─── Given data

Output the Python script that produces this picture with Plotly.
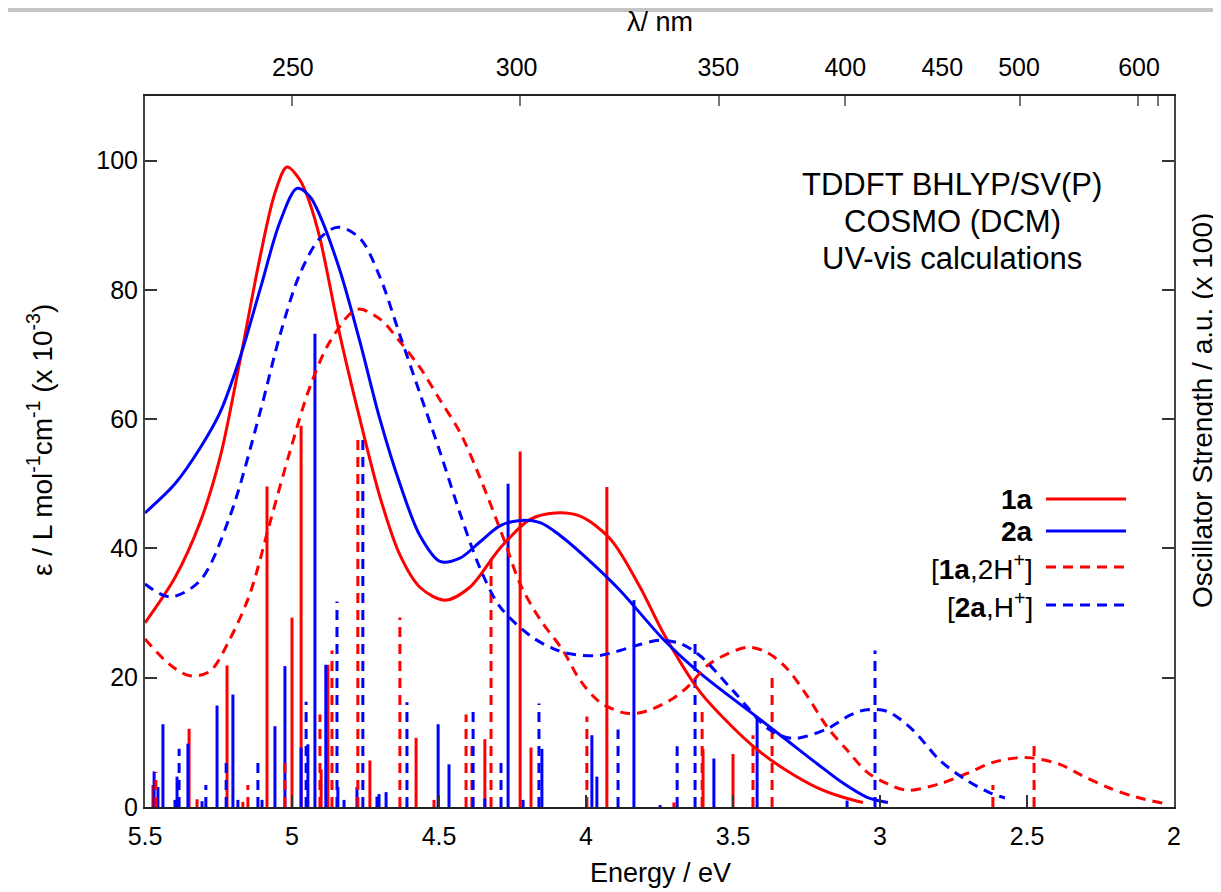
import plotly.graph_objects as go

# ---------------- data ----------------
# broadened spectra (energy in eV, epsilon x 1e-3)
e_1a = [5.500, 5.398, 5.313, 5.245, 5.177, 5.109, 5.058, 5.017, 4.973, 4.940, 4.905, 4.837, 4.769, 4.701,
        4.633, 4.565, 4.480, 4.395, 4.293, 4.190, 4.105, 4.020, 3.918, 3.816, 3.738, 3.612, 3.500, 3.418,
        3.330, 3.214, 3.126, 3.058]
eps_1a = [28.5, 35.5, 44, 54, 69, 85, 95, 99, 97, 93.5, 88, 73, 60, 48,
          39, 34, 32, 34, 40, 44.5, 45.5, 45, 41.5, 34, 27, 17.8, 12.3, 8.9,
          6.0, 3.0, 1.5, 0.7]

e_2a = [5.500, 5.398, 5.313, 5.245, 5.177, 5.109, 5.041, 4.983, 4.940, 4.905, 4.837, 4.769, 4.701, 4.633,
        4.565, 4.497, 4.429, 4.361, 4.293, 4.231, 4.156, 4.088, 3.986, 3.884, 3.738, 3.612, 3.418, 3.330,
        3.214, 3.126, 3.044, 2.973]
eps_2a = [45.5, 50, 55.5, 61, 69.5, 80, 90.5, 95.7, 94.5, 91.5, 83, 72, 60, 50,
          42, 38, 38.5, 41, 43.5, 44.3, 44, 42, 38, 33.5, 26, 20.7, 13.9, 10.8,
          6.7, 3.7, 1.5, 0.7]

e_1a2h = [5.500, 5.415, 5.347, 5.279, 5.211, 5.143, 5.075, 5.007, 4.939, 4.871, 4.779, 4.701, 4.633, 4.565,
          4.497, 4.429, 4.361, 4.276, 4.224, 4.156, 4.078, 4.020, 3.952, 3.874, 3.827, 3.772, 3.704, 3.656,
          3.578, 3.452, 3.384, 3.316, 3.248, 3.180, 3.112, 3.044, 2.976, 2.908, 2.796, 2.704, 2.616, 2.534,
          2.483, 2.388, 2.310, 2.218, 2.126, 2.037]
eps_1a2h = [26, 22, 20.3, 21, 26, 33, 44, 55, 65, 72, 77, 75.5, 72, 68,
            63, 58, 51, 41, 34.5, 29, 24.2, 19.6, 16.2, 14.6, 14.5, 15.2, 16.8, 18.5,
            22.2, 24.7, 23.9, 21.4, 17.2, 12.4, 8.8, 5.4, 3.6, 2.6, 3.6, 5.2, 6.9, 7.6,
            7.6, 6.6, 4.8, 2.9, 1.5, 0.6]

e_2ah = [5.500, 5.415, 5.313, 5.211, 5.109, 5.041, 4.973, 4.905, 4.844, 4.769, 4.701, 4.633, 4.565, 4.497,
         4.429, 4.361, 4.293, 4.190, 4.112, 4.054, 3.963, 3.908, 3.827, 3.748, 3.680, 3.612, 3.500, 3.374,
         3.296, 3.180, 3.102, 3.051, 2.976, 2.888, 2.796, 2.704, 2.626, 2.575]
eps_2ah = [34.5, 32.5, 35, 45, 61, 73, 82.5, 88, 89.7, 88, 82, 73, 64, 55,
           45.5, 37, 31, 26.5, 24.5, 23.7, 23.4, 23.9, 25, 25.8, 25.3, 23.4, 18, 11.9,
           10.6, 12.1, 14.2, 15, 14.8, 11.9, 7.2, 4.1, 2.2, 1.4]

# oscillator strengths (x 100) as sticks
stick_e_1a = [5.473, 5.350, 5.323, 5.221, 5.167, 5.085, 5.000, 4.969, 4.901, 4.878, 4.735, 4.578, 4.517,
              4.344, 4.224, 4.187, 3.929, 3.701, 3.602, 3.500]
stick_f_1a = [3.4, 12.1, 1.2, 21.9, 0.8, 49.6, 29.3, 59.0, 5.8, 22.0, 7.2, 10.7, 1.1,
              10.5, 55.0, 9.2, 49.5, 0.7, 9.0, 8.2]

stick_e_2a = [5.469, 5.456, 5.439, 5.398, 5.391, 5.354, 5.306, 5.255, 5.201, 5.184, 5.102, 5.058, 5.024,
              4.969, 4.946, 4.922, 4.885, 4.844, 4.823, 4.779, 4.711, 4.704, 4.680, 4.503, 4.466, 4.344,
              4.265, 4.214, 4.150, 3.980, 3.963, 3.837, 3.748, 3.565, 3.418, 3.112]
stick_f_2a = [5.5, 3.1, 12.8, 1.1, 4.7, 9.8, 0.9, 15.7, 17.4, 1.1, 1.1, 12.5, 21.8,
              9.2, 9.7, 73.2, 22.0, 3.1, 1.1, 3.1, 1.6, 2.0, 2.3, 12.8, 6.6, 1.3,
              50.0, 1.1, 9.0, 11.1, 4.7, 32.0, 0.3, 7.5, 13.9, 1.0]

stick_e_1a2h = [5.463, 5.150, 5.024, 4.905, 4.864, 4.776, 4.633, 4.408, 4.388, 4.323, 3.997, 3.605,
                3.432, 3.367, 2.616, 2.476]
stick_f_1a2h = [5.4, 3.4, 7.7, 14.3, 24.2, 57.7, 29.3, 14.3, 10.0, 38.6, 14.0, 15.5,
                11.1, 20.6, 3.4, 10.0]

stick_e_2ah = [5.384, 5.293, 5.224, 5.116, 4.952, 4.847, 4.759, 4.609, 4.384, 4.289, 4.160, 3.891,
               3.690, 3.629, 3.017]
stick_f_2ah = [9.0, 3.4, 7.7, 7.7, 16.3, 31.8, 57.5, 16.2, 15.6, 7.6, 16.0, 12.0,
               9.4, 26.0, 24.2]

energy_ticks = [5.5, 5.0, 4.5, 4.0, 3.5, 3.0, 2.5, 2.0]
energy_ticktext = ["5.5", "5", "4.5", "4", "3.5", "3", "2.5", "2"]
eps_ticks = [0, 20, 40, 60, 80, 100]
lambda_label_e = [4.997, 4.236, 3.550, 3.118, 2.788, 2.527, 2.119]
lambda_labels = ["250", "300", "350", "400", "450", "500", "600"]
lambda_tick_e = [5.000, 4.226, 3.546, 3.118, 2.523, 2.122, 2.055]

legend_names = ["<b>1a</b>", "<b>2a</b>", "[<b>1a</b>,2H<sup>+</sup>]", "[<b>2a</b>,H<sup>+</sup>]"]
title_lines = ["TDDFT BHLYP/SV(P)", "COSMO (DCM)", "UV-vis calculations"]

RED = "#ff0000"
BLUE = "#0000ff"
FONT = "Liberation Sans, Arial, Helvetica, sans-serif"
DASH = "10px,7px"


def sticks(es, fs):
    xs, ys = [], []
    for e, f in zip(es, fs):
        xs += [e, e, None]
        ys += [0, f, None]
    return xs, ys


fig = go.Figure()

stick_sets = [
    (stick_e_1a, stick_f_1a, RED, "solid"),
    (stick_e_2a, stick_f_2a, BLUE, "solid"),
    (stick_e_1a2h, stick_f_1a2h, RED, DASH),
    (stick_e_2ah, stick_f_2ah, BLUE, DASH),
]
for es, fs, col, dash in stick_sets:
    xs, ys = sticks(es, fs)
    fig.add_trace(go.Scatter(x=xs, y=ys, mode="lines", showlegend=False, hoverinfo="skip",
                             line=dict(color=col, width=3, dash=dash)))

curve_sets = [
    (e_1a, eps_1a, RED, "solid"),
    (e_2a, eps_2a, BLUE, "solid"),
    (e_1a2h, eps_1a2h, RED, DASH),
    (e_2ah, eps_2ah, BLUE, DASH),
]
for es, ys, col, dash in curve_sets:
    fig.add_trace(go.Scatter(x=es, y=ys, mode="lines", showlegend=False, hoverinfo="skip",
                             line=dict(color=col, width=3, dash=dash, shape="spline", smoothing=0.9)))

# invisible traces so the top axes are drawn
fig.add_trace(go.Scatter(x=lambda_label_e, y=[None] * len(lambda_label_e), xaxis="x2",
                         mode="markers", showlegend=False, hoverinfo="skip"))
fig.add_trace(go.Scatter(x=lambda_tick_e, y=[None] * len(lambda_tick_e), xaxis="x3",
                         mode="markers", showlegend=False, hoverinfo="skip"))

# page has an 8px body margin: figure is sized so the plot area lands where the reference has it
fig.update_layout(
    width=1213, height=884,
    margin=dict(l=137, r=47, t=88, b=85),
    paper_bgcolor="white", plot_bgcolor="white",
    font=dict(family=FONT, size=25, color="black"),
    xaxis=dict(range=[5.5, 2.0], tickvals=energy_ticks, ticktext=energy_ticktext,
               ticks="inside", ticklen=12, tickwidth=2, tickcolor="#333",
               showline=True, linecolor="#222", linewidth=2, mirror=False,
               tickfont=dict(size=25), ticklabelstandoff=6,
               showgrid=False, zeroline=False),
    xaxis2=dict(range=[5.5, 2.0], overlaying="x", side="top", anchor="y",
                tickvals=lambda_label_e, ticktext=lambda_labels, ticks="",
                showline=True, linecolor="#222", linewidth=2,
                tickfont=dict(size=25), ticklabelstandoff=8,
                showgrid=False, zeroline=False),
    xaxis3=dict(range=[5.5, 2.0], overlaying="x", side="top", anchor="y",
                tickvals=lambda_tick_e, showticklabels=False,
                ticks="inside", ticklen=10, tickwidth=2, tickcolor="#777",
                showline=False, showgrid=False, zeroline=False),
    yaxis=dict(range=[0, 110], tickvals=eps_ticks, ticks="inside", ticklen=12, tickwidth=2,
               tickcolor="#333", showline=True, linecolor="#444", linewidth=2, mirror="ticks",
               tickfont=dict(size=25), showgrid=False, zeroline=False),
)

# helpers: screen pixel -> paper coordinates (plot area spans x 145..1174, y 96..807 on screen)
PX0, PW, PY0, PH = 145, 1029, 96, 711


def px_x(px):
    return (px - PX0) / PW


def px_y(py):
    return (PY0 + PH - py) / PH


annotations = [
    dict(text="λ/ nm", x=px_x(660), y=px_y(22), font=dict(size=27)),
    dict(text="Energy / eV", x=px_x(660), y=px_y(873), font=dict(size=27)),
    dict(text="ε / L mol<sup>-1</sup>cm<sup>-1</sup> (x 10<sup>-3</sup>)", x=px_x(40), y=px_y(440),
         textangle=-90, font=dict(size=28)),
    dict(text="Oscillator Strength / a.u. (x 100)", x=px_x(1202), y=px_y(411),
         textangle=-90, font=dict(size=28)),
]
for line, py in zip(title_lines, [185, 221, 258]):
    annotations.append(dict(text=line, x=px_x(952), y=px_y(py), font=dict(size=31)))

legend_y = [499, 531, 567, 605]
legend_style = [(RED, "solid"), (BLUE, "solid"), (RED, DASH), (BLUE, DASH)]
shapes = []
for name, py, (col, dash) in zip(legend_names, legend_y, legend_style):
    annotations.append(dict(text=name, x=px_x(1035), y=px_y(py), xanchor="right",
                            font=dict(size=28)))
    shapes.append(dict(type="line", xref="paper", yref="paper",
                       x0=px_x(1046), x1=px_x(1126), y0=px_y(py), y1=px_y(py),
                       line=dict(color=col, width=3, dash=dash)))

# grey band at the very top of the image
shapes.append(dict(type="rect", xref="paper", yref="paper", x0=px_x(0), x1=px_x(1230),
                   y0=px_y(12), y1=px_y(8), line=dict(width=0), fillcolor="#c4c4c4", layer="below"))

for a in annotations:
    a.update(xref="paper", yref="paper", showarrow=False)
    a.setdefault("xanchor", "center")
    a.setdefault("yanchor", "middle")

fig.update_layout(annotations=annotations, shapes=shapes)

fig.write_html("out.html")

──────

Everything from the first line to the line with "7.6, 6.6, 4.8, 2.9, 1.5, 0.6]" must be repeated exactly, and nothing else. Leave the pictures out.

Output the Python script that produces this picture with Plotly.
import plotly.graph_objects as go

# ---------------- data ----------------
# broadened spectra (energy in eV, epsilon x 1e-3)
e_1a = [5.500, 5.398, 5.313, 5.245, 5.177, 5.109, 5.058, 5.017, 4.973, 4.940, 4.905, 4.837, 4.769, 4.701,
        4.633, 4.565, 4.480, 4.395, 4.293, 4.190, 4.105, 4.020, 3.918, 3.816, 3.738, 3.612, 3.500, 3.418,
        3.330, 3.214, 3.126, 3.058]
eps_1a = [28.5, 35.5, 44, 54, 69, 85, 95, 99, 97, 93.5, 88, 73, 60, 48,
          39, 34, 32, 34, 40, 44.5, 45.5, 45, 41.5, 34, 27, 17.8, 12.3, 8.9,
          6.0, 3.0, 1.5, 0.7]

e_2a = [5.500, 5.398, 5.313, 5.245, 5.177, 5.109, 5.041, 4.983, 4.940, 4.905, 4.837, 4.769, 4.701, 4.633,
        4.565, 4.497, 4.429, 4.361, 4.293, 4.231, 4.156, 4.088, 3.986, 3.884, 3.738, 3.612, 3.418, 3.330,
        3.214, 3.126, 3.044, 2.973]
eps_2a = [45.5, 50, 55.5, 61, 69.5, 80, 90.5, 95.7, 94.5, 91.5, 83, 72, 60, 50,
          42, 38, 38.5, 41, 43.5, 44.3, 44, 42, 38, 33.5, 26, 20.7, 13.9, 10.8,
          6.7, 3.7, 1.5, 0.7]

e_1a2h = [5.500, 5.415, 5.347, 5.279, 5.211, 5.143, 5.075, 5.007, 4.939, 4.871, 4.779, 4.701, 4.633, 4.565,
          4.497, 4.429, 4.361, 4.276, 4.224, 4.156, 4.078, 4.020, 3.952, 3.874, 3.827, 3.772, 3.704, 3.656,
          3.578, 3.452, 3.384, 3.316, 3.248, 3.180, 3.112, 3.044, 2.976, 2.908, 2.796, 2.704, 2.616, 2.534,
          2.483, 2.388, 2.310, 2.218, 2.126, 2.037]
eps_1a2h = [26, 22, 20.3, 21, 26, 33, 44, 55, 65, 72, 77, 75.5, 72, 68,
            63, 58, 51, 41, 34.5, 29, 24.2, 19.6, 16.2, 14.6, 14.5, 15.2, 16.8, 18.5,
            22.2, 24.7, 23.9, 21.4, 17.2, 12.4, 8.8, 5.4, 3.6, 2.6, 3.6, 5.2, 6.9, 7.6,
            7.6, 6.6, 4.8, 2.9, 1.5, 0.6]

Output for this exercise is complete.